The Transportation Security Administration just can't win as it tries to appease both sides of the personal privacy vs. national security debate, and a TSA official said June 1 that the agency might tip the scales slightly toward privacy.

At a meeting with irritated Alaskans, Scott Johnson, TSA field operations manager, said the agency is considering a risk-based system for ranking the threat of individual travelers, writes the Associated Press’ Dan Joling. Johnson met Alaskans who want to change screening procedures for some travelers, convened by the United States for Travel Freedom Caucus, according to a post at the “Truth is Contagious” blog.

Alaska state representative Sharon Cissna offered the primary horror story for the discussion. A cancer survivor who had a mastectomy, Cissna refused a pat-down in Seattle while traveling home to Alaska and ended up taking the slow boat to Alaska — literally. Her journey included a two-day ferry ride from British Columbia to Juneau, writes the Associated Press’ Becky Bohrer.

During the round table discussion hosted by Sen. Mark Begich (D-Alaska), Cissna and others asked TSA to reconsider pat-downs for travelers with special needs, such as sexual trauma victims or people with specific health concerns, Joling writes. Johnson said TSA is looking into a risk-based system that avoids qualifying as profiling while still alleviating the need to subject every traveler to arguably invasive pat-downs.

As we wrote in May, TSA defends its position that pat-downs are a necessary security option to protect all travelers. For travelers who refuse to pass through full-body scan devices — and TSA asserted in a blog post that they don’t present any serious radiation threats — a pat-down is in store.

From Texas legislators to “Saturday Night Live” comedians, TSA has become the object of criticism and ridicule. A post on the Beaumont Enterprise’s “The Bayou” blog features a clever clip of the SNL crew poking fun at the salacious security measures.

Sexy Lady No. 1: Looking for a little human interaction?

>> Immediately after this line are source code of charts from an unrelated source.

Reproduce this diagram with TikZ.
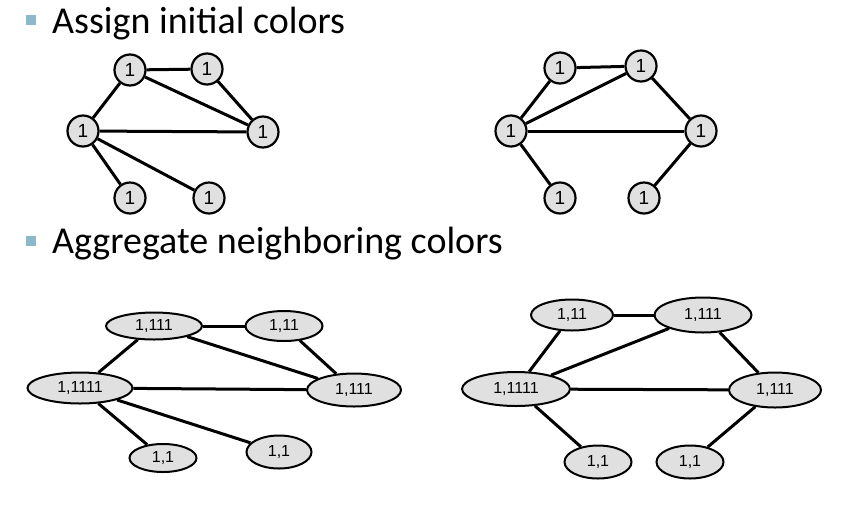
\documentclass[tikz,border=0pt]{standalone}
\usepackage{fontspec}
\setmainfont{Liberation Sans}
\newfontfamily\titlefont{Carlito}
\usetikzlibrary{shapes.geometric}
\definecolor{nodegray}{RGB}{224,224,224}
\definecolor{bulletblue}{RGB}{140,184,204}

\tikzset{
  vtx/.style={circle, draw=black, fill=nodegray, line width=2.2pt, minimum size=31pt, inner sep=0pt, font=\fontsize{19}{19}\selectfont},
  blob/.style={ellipse, draw=black, fill=nodegray, line width=2pt, inner sep=0pt, font=\fontsize{16}{16}\selectfont},
  edge/.style={line width=3pt},
  headline/.style={anchor=base west, inner sep=0pt, font=\titlefont\fontsize{38}{38}\selectfont},
  bullet/.style={fill=bulletblue, draw=none, minimum size=10pt, inner sep=0pt}
}

\begin{document}
\begin{tikzpicture}[x=1pt, y=-1pt]
        \useasboundingbox (0,0) rectangle (858,504);

        % headings
        \node[bullet] (b1) at (31,20) {};
        \node[headline] (t1) at (52,33) {Assign initial colors};
        \node[bullet] (b2) at (31,241) {};
        \node[headline] (t2) at (52,253) {Aggregate neighboring colors};

        % initial colors, left
        \node[vtx] (la) at (130,70) {1};
        \node[vtx] (lb) at (207,69) {1};
        \node[vtx] (lc) at (83,131) {1};
        \node[vtx] (ld) at (263,132) {1};
        \node[vtx] (le) at (130,198) {1};
        \node[vtx] (lf) at (209,198) {1};

        \draw[edge] (la) to (lb);
        \draw[edge] (la) to (lc);
        \draw[edge] (la) to (ld);
        \draw[edge] (lb) to (ld);
        \draw[edge] (lc) to (ld);
        \draw[edge] (lc) to (le);
        \draw[edge] (lc) to (lf);

        % initial colors, right
        \node[vtx] (ra) at (560,68) {1};
        \node[vtx] (rb) at (641,66) {1};
        \node[vtx] (rc) at (511,131) {1};
        \node[vtx] (rd) at (701,131) {1};
        \node[vtx] (re) at (560,198) {1};
        \node[vtx] (rf) at (644,198) {1};

        \draw[edge] (ra) to (rb);
        \draw[edge] (ra) to (rc);
        \draw[edge] (rb) to (rc);
        \draw[edge] (rb) to (rd);
        \draw[edge] (rc) to (rd);
        \draw[edge] (rc) to (re);
        \draw[edge] (rd) to (rf);

        % aggregated colors, left
        \node[blob, minimum width=96pt, minimum height=27pt] (xa) at (154,326) {1,111};
        \node[blob, minimum width=77pt, minimum height=30pt] (xb) at (284,326) {1,11};
        \node[blob, minimum width=105pt, minimum height=31pt] (xc) at (80,388) {1,1111};
        \node[blob, minimum width=94pt, minimum height=33pt] (xd) at (354,390) {1,111};
        \node[blob, minimum width=67pt, minimum height=28pt] (xe) at (163,458) {1,1};
        \node[blob, minimum width=65pt, minimum height=33pt] (xf) at (279,452) {1,1};

        \draw[edge] (xa) to (xb);
        \draw[edge] (xa) to (xc);
        \draw[edge] (xa) to (xd);
        \draw[edge] (xb) to (xd);
        \draw[edge] (xc) to (xd);
        \draw[edge] (xc) to (xe);
        \draw[edge] (xc) to (xf);

        % aggregated colors, right
        \node[blob, minimum width=82pt, minimum height=31pt] (ya) at (572,315) {1,11};
        \node[blob, minimum width=97pt, minimum height=35pt] (yb) at (703,315) {1,111};
        \node[blob, minimum width=108pt, minimum height=34pt] (yc) at (516,389) {1,1111};
        \node[blob, minimum width=92pt, minimum height=35pt] (yd) at (775,390) {1,111};
        \node[blob, minimum width=67pt, minimum height=33pt] (ye) at (598,462) {1,1};
        \node[blob, minimum width=67pt, minimum height=33pt] (yf) at (690,462) {1,1};

        \draw[edge] (ya) to (yb);
        \draw[edge] (ya) to (yc);
        \draw[edge] (yb) to (yc);
        \draw[edge] (yb) to (yd);
        \draw[edge] (yc) to (yd);
        \draw[edge] (yc) to (ye);
        \draw[edge] (yd) to (yf);
\end{tikzpicture}
\end{document}
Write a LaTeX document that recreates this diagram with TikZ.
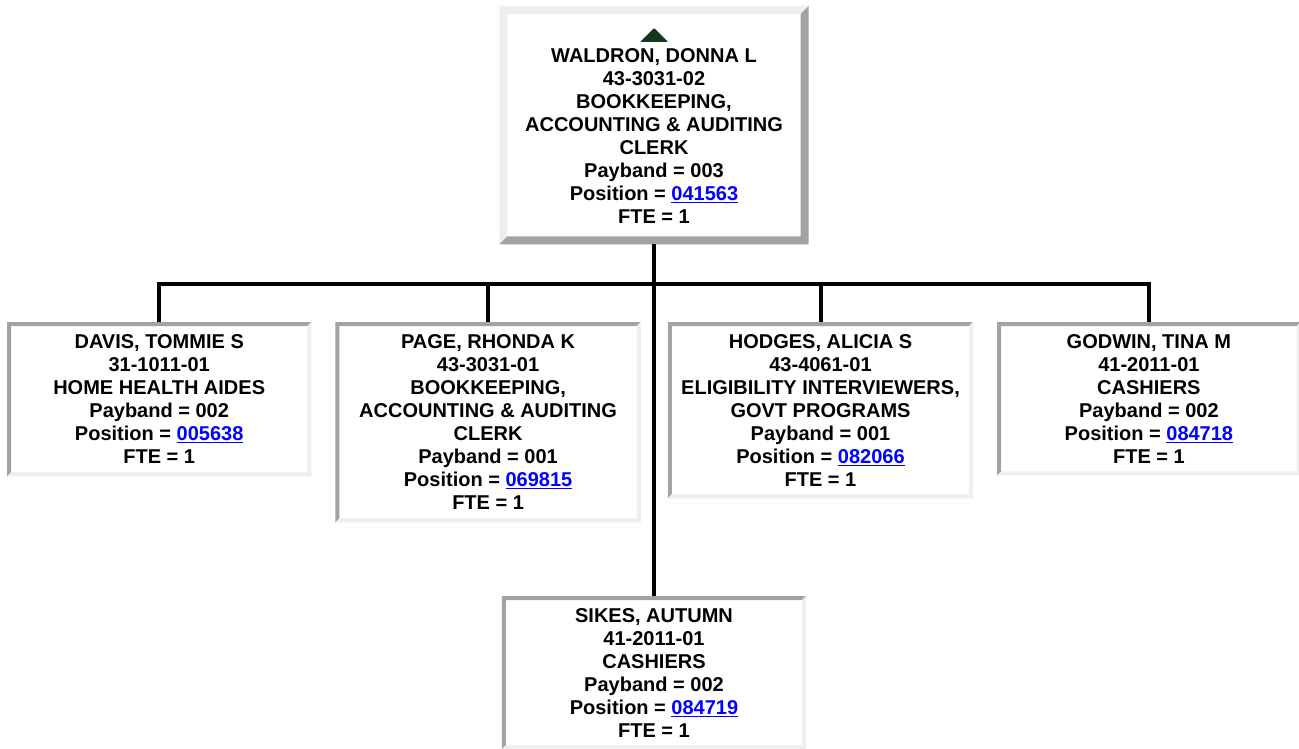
\documentclass[tikz,border=0pt]{standalone}
\usepackage{fontspec}
\setmainfont{Liberation Sans}
\usetikzlibrary{positioning, calc}
\definecolor{bevellight}{HTML}{EEEEEE}
\definecolor{beveldark}{HTML}{A3A3A3}
\definecolor{linkblue}{HTML}{0000FF}
\definecolor{marker}{HTML}{14361A}

% blue underlined position number
\newcommand{\poslink}[1]{\textcolor{linkblue}{\underline{#1}}}
% 3d frame: node, top/left colour, bottom/right colour, width
\newcommand{\bevelframe}[4]{%
  \fill[#2] (#1.south west) -- (#1.north west) -- (#1.north east)
    -- ([xshift=-#4,yshift=-#4]#1.north east) -- ([xshift=#4,yshift=-#4]#1.north west)
    -- ([xshift=#4,yshift=#4]#1.south west) -- cycle;
  \fill[#3] (#1.north east) -- (#1.south east) -- (#1.south west)
    -- ([xshift=#4,yshift=#4]#1.south west) -- ([xshift=-#4,yshift=#4]#1.south east)
    -- ([xshift=-#4,yshift=-#4]#1.north east) -- cycle;
}

\begin{document}
\begin{tikzpicture}[
    x=1pt, y=-1pt,
    font=\fontsize{20}{23}\selectfont\bfseries,
    orgbox/.style={
        fill=white, inner sep=0pt, align=center,
        minimum width=304pt, minimum height=154pt
    },
    topbox/.style={orgbox, minimum width=309pt, minimum height=238pt},
    orgline/.style={line width=4pt, black},
]

\useasboundingbox[fill=white] (0,0) rectangle (1299,749);

% === Supervisor ===
\node[topbox, anchor=north] (waldron) at (654,6) {\rule{0pt}{12pt}\\
    WALDRON, DONNA L\\ 43-3031-02\\ BOOKKEEPING,\\ ACCOUNTING \& AUDITING\\ CLERK\\
    Payband = 003\\ Position = \poslink{041563}\\ FTE = 1};
\bevelframe{waldron}{bevellight}{beveldark}{8pt}
\fill[marker, rounded corners=1pt] ([yshift=-22pt]waldron.north) -- ++(14,14) -- ++(-28,0) -- cycle;

% === Direct reports ===
\node[orgbox, anchor=north west] (davis) at (7,322) {DAVIS, TOMMIE S\\ 31-1011-01\\
    HOME HEALTH AIDES\\ Payband = 002\\ Position = \poslink{005638}\\ FTE = 1};
\node[orgbox, right=24pt of davis.north east, anchor=north west,
      minimum width=305pt, minimum height=200pt] (page) {PAGE, RHONDA K\\ 43-3031-01\\
    BOOKKEEPING,\\ ACCOUNTING \& AUDITING\\ CLERK\\ Payband = 001\\
    Position = \poslink{069815}\\ FTE = 1};
\node[orgbox, right=27pt of page.north east, anchor=north west,
      minimum width=305pt, minimum height=176pt] (hodges) {HODGES, ALICIA S\\ 43-4061-01\\
    ELIGIBILITY INTERVIEWERS,\\ GOVT PROGRAMS\\ Payband = 001\\
    Position = \poslink{082066}\\ FTE = 1};
\node[orgbox, right=24pt of hodges.north east, anchor=north west,
      minimum width=303pt, minimum height=153pt] (godwin) {GODWIN, TINA M\\ 41-2011-01\\
    CASHIERS\\ Payband = 002\\ Position = \poslink{084718}\\ FTE = 1};
\node[orgbox, anchor=north, minimum height=153pt] (sikes) at (654,596) {SIKES, AUTUMN\\
    41-2011-01\\ CASHIERS\\ Payband = 002\\ Position = \poslink{084719}\\ FTE = 1};

\foreach \kid in {davis,page,hodges,godwin,sikes}
    \bevelframe{\kid}{beveldark}{bevellight}{4pt};

% === Connectors ===
\coordinate (bus) at (654,284);
\draw[orgline] (waldron.south) -- (sikes.north);
\foreach \kid in {davis,page,hodges,godwin}
    \draw[orgline] (bus) -| (\kid.north);

\end{tikzpicture}
\end{document}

Sexy Lady No. 2: Do you want to feel contact in certain special places?

TSA agent: Then why not go through security at an airport?

Of course, the blog serving the Beaumont, Texas, community points out that plenty of people don’t find anything funny about the perceived government-sanctioned molestation. The blog references Texas lawmakers’ recent decision to can legislation that would allow police to arrest and charge TSA agents for sexual molestation — only after the federal government threatened to ban flights from departing in Texas. And a recent settlement further riles up the anti-TSA legions in Texas.

According to the United Kingdom’s Daily Mail Reporter, TSA paid $2,350 in a settlement with an Amarillo, Texas, woman who sued the agency for negligence and infliction of emotional distress when her breasts were exposed during a pat-down in the Corpus Christi, Texas, airport. The small dollar figure angered the blog writer in Beaumont, who points out the total barely covers legal fees in the case.

In addition to its attempt protect the U.S. transportation system — the mission statement doesn’t mention privacy — TSA is battling a major public relations fiasco. Although the agency won the battle with Texas, Utah looks like the next state that will challenge the federal agency. According to USA Today’s David Grossman, Utah state representative Carl Wimmer is preparing a bill that resembles Texas’ failed version and would ban pat-downs in Utah.